- Interactive map of Garikaparru
- Garikaparru Location in Andhra Pradesh, India
- Coordinates: 16°20′42″N 80°49′51″E﻿ / ﻿16.345091°N 80.830859°E
- Country: India
- State: Andhra Pradesh
- Districts: Krishna

Government
- • Type: village panchayat

Area
- • Total: 3.01 km^{2} (1.16 sq mi)

Population (2011)
- • Total: 2,945
- • Density: 978/km^{2} (2,530/sq mi)

Languages
- • Official: Telugu
- Time zone: UTC+5:30 (IST)

= Garikaparru =

Garikaparru is a village in Thotlavalluru mandal, located in Krishna district of Andhra Pradesh, India.
The main occupation in the village is agriculture. Paddy and sugarcane are the most grown crops.

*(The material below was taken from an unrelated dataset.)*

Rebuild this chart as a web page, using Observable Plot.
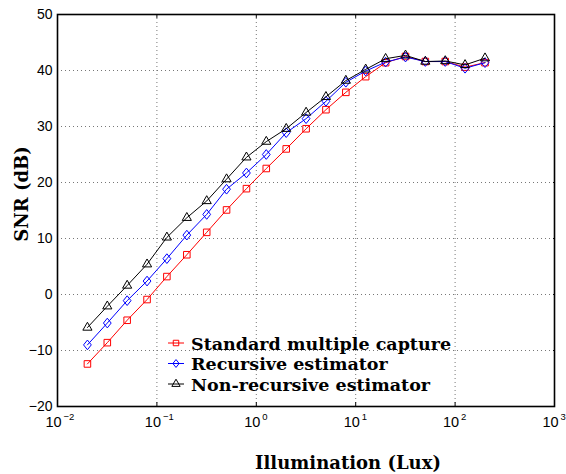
<!DOCTYPE html>
<html>
<head>
<meta charset="utf-8">
<script src="https://cdn.jsdelivr.net/npm/d3@7"></script>
<script src="https://cdn.jsdelivr.net/npm/@observablehq/plot@0.6"></script>
<style>
  html, body { margin: 0; padding: 0; background: #fff; }
  #chart { width: 566px; height: 474px; }
</style>
</head>
<body>
<div id="chart"></div>
<script>
// Illumination levels (Lux)
const illumination = [0.02, 0.0317, 0.0502, 0.0796, 0.126, 0.2, 0.317, 0.502, 0.796, 1.26, 2, 3.17, 5.02, 7.96, 12.6, 20, 31.7, 50.2, 79.6, 126, 200];
// SNR (dB) series
const standardSNR = [-12.4, -8.6, -4.6, -0.9, 3.2, 7.1, 11.1, 15.1, 18.9, 22.5, 26.0, 29.6, 33.0, 36.1, 38.9, 41.4, 42.5, 41.6, 41.6, 40.6, 41.4];
const recursiveSNR = [-9.0, -5.1, -1.1, 2.4, 6.4, 10.6, 14.3, 18.8, 21.7, 25.0, 28.9, 31.4, 34.5, 37.9, 39.9, 41.5, 42.4, 41.6, 41.6, 40.4, 41.4];
const nonRecursiveSNR = [-5.9, -2.1, 1.6, 5.4, 10.2, 13.7, 16.7, 20.6, 24.5, 27.3, 29.6, 32.5, 35.3, 38.2, 40.2, 42.1, 42.7, 41.6, 41.7, 41.0, 42.2];
const seriesNames = ["Standard multiple capture", "Recursive estimator", "Non-recursive estimator"];
// Tick labels
const xTicks = [0.01, 0.1, 1, 10, 100, 1000];
const xExponents = ["\u22122", "\u22121", "0", "1", "2", "3"];
const yTicks = [-20, -10, 0, 10, 20, 30, 40, 50];
const xLabel = "Illumination (Lux)";
const yLabel = "SNR (dB)";

const colors = ["#ff0000", "#0000ff", "#000000"];
const seriesValues = [standardSNR, recursiveSNR, nonRecursiveSNR];

// MATLAB-like diamond (wider than d3's)
const matlabDiamond = {
  draw(context, size) {
    const h = Math.sqrt(size) * 0.72;
    const w = h * 0.8;
    context.moveTo(0, -h);
    context.lineTo(w, 0);
    context.lineTo(0, h);
    context.lineTo(-w, 0);
    context.closePath();
  }
};
const symbols = [d3.symbolSquare, matlabDiamond, d3.symbolTriangle];
const radii = [3.7, 3.8, 3.4];

const data = [];
seriesNames.forEach((name, i) => {
  illumination.forEach((x, j) => data.push({series: name, x, y: seriesValues[i][j]}));
});

const serif = "'DejaVu Serif', serif";
const sans = "'Liberation Sans', Arial, sans-serif";

const marks = [
  // dotted grid
  Plot.ruleX(xTicks.slice(1, -1), {stroke: "#777", strokeWidth: 1, strokeDasharray: "1,3"}),
  Plot.ruleY(yTicks.slice(1, -1), {stroke: "#777", strokeWidth: 1, strokeDasharray: "1,3"}),
  // inward ticks
  Plot.ruleX(xTicks, {y1: -20, y2: -19.3, stroke: "#000"}),
  Plot.ruleX(xTicks, {y1: 50, y2: 49.3, stroke: "#000"}),
  Plot.ruleY(yTicks, {x1: 0.01, x2: 0.0102, stroke: "#000"}),
  Plot.ruleY(yTicks, {x1: 1000, x2: 980, stroke: "#000"}),
];
seriesNames.forEach((name, i) => {
  const d = data.filter(r => r.series === name);
  marks.push(Plot.line(d, {x: "x", y: "y", stroke: colors[i], strokeWidth: 1}));
  marks.push(Plot.dot(d, {x: "x", y: "y", stroke: colors[i], fill: "none", symbol: symbols[i], r: radii[i], strokeWidth: 1}));
});
marks.push(
  Plot.axisY(yTicks, {anchor: "left", tickSize: 0, tickPadding: 5, fontSize: 14, fontFamily: sans, fill: "#000", label: null}),
  Plot.text(xTicks, {x: d => d, frameAnchor: "bottom", dy: 16, dx: -4, text: () => "10", fontSize: 14.5, fontFamily: sans, fill: "#000", lineAnchor: "middle"}),
  Plot.text(xTicks, {x: d => d, frameAnchor: "bottom", dy: 10, dx: 6, text: (d, i) => xExponents[i], fontSize: 9.5, fontFamily: sans, fill: "#000", textAnchor: "start", lineAnchor: "middle"}),
  Plot.frame({stroke: "#000", strokeWidth: 1.6})
);

const plot = Plot.plot({
  width: 566,
  height: 474,
  marginLeft: 57,
  marginRight: 12,
  marginTop: 14,
  marginBottom: 68,
  style: {background: "#fff", overflow: "visible"},
  x: {type: "log", domain: [0.01, 1000], axis: null},
  y: {domain: [-20, 50], axis: null},
  marks
});

const svg = d3.select(plot);
// axis titles
svg.append("text")
  .attr("x", 348).attr("y", 469)
  .attr("text-anchor", "middle")
  .attr("font-family", serif).attr("font-weight", "bold").attr("font-size", 18)
  .attr("fill", "#000")
  .text(xLabel);
svg.append("text")
  .attr("transform", "translate(28,194) rotate(-90)")
  .attr("text-anchor", "middle")
  .attr("font-family", serif).attr("font-weight", "bold").attr("font-size", 18)
  .attr("fill", "#000")
  .text(yLabel);

// legend
const leg = svg.append("g").attr("text-anchor", "start");
seriesNames.forEach((name, i) => {
  const y = 343 + i * 20.5;
  leg.append("line").attr("x1", 168).attr("x2", 184).attr("y1", y).attr("y2", y)
    .attr("stroke", colors[i]).attr("stroke-width", 1);
  leg.append("path").attr("d", d3.symbol(symbols[i], 30)()).attr("transform", `translate(176,${y})`)
    .attr("fill", "none").attr("stroke", colors[i]).attr("stroke-width", 1);
  leg.append("text").attr("x", 191).attr("y", y + 6.5)
    .attr("text-anchor", "start")
    .attr("font-family", serif).attr("font-weight", "bold").attr("font-size", 17.5)
    .attr("fill", "#000").text(name);
});

document.getElementById("chart").appendChild(plot);
</script>
</body>
</html>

== How to reach Garikaparru ==
=== By road ===

Vijayawada is the nearest town to Garikaparru. Vijayawada is 32 km from Garikaparru. Road connectivity is there from Vijayawada to Garikaparru.

=== By rail ===

There is no railway station near to Garikaparru in less than 10 km. However you can reach Vijayawada by train and then you can reach from Vijayawada to Garikaparru by road after.

=== By bus ===

Vuyyuru APSRTC Bus Station, Manikonda APSRTC Bus Station, Kankipadu APSRTC Bus Station are the nearby by Bus Stations to Garikaparru.APSRTC runs Number of busses from major cities to here.

== Demographics of the village ==
According to the census of AP 2011 the village has 1950 literates and 995 illiterate population.
Of the total population around 904 persons are agricultural labourers while 216 are cultivators.
The population belonging to the SC/ST category is 1022 of the total 2945 making them a sizeable chunk.

The location code number of the village is 589521.While the area of the village is 301 hectares.

Garikaparru village has higher literacy rate compared to Andhra Pradesh. In 2011, literacy rate of Garikaparru village was 72.30% compared to 67.02% of Andhra Pradesh. In Garikaparru Male literacy stands at 76.57% while female literacy rate was 67.90%.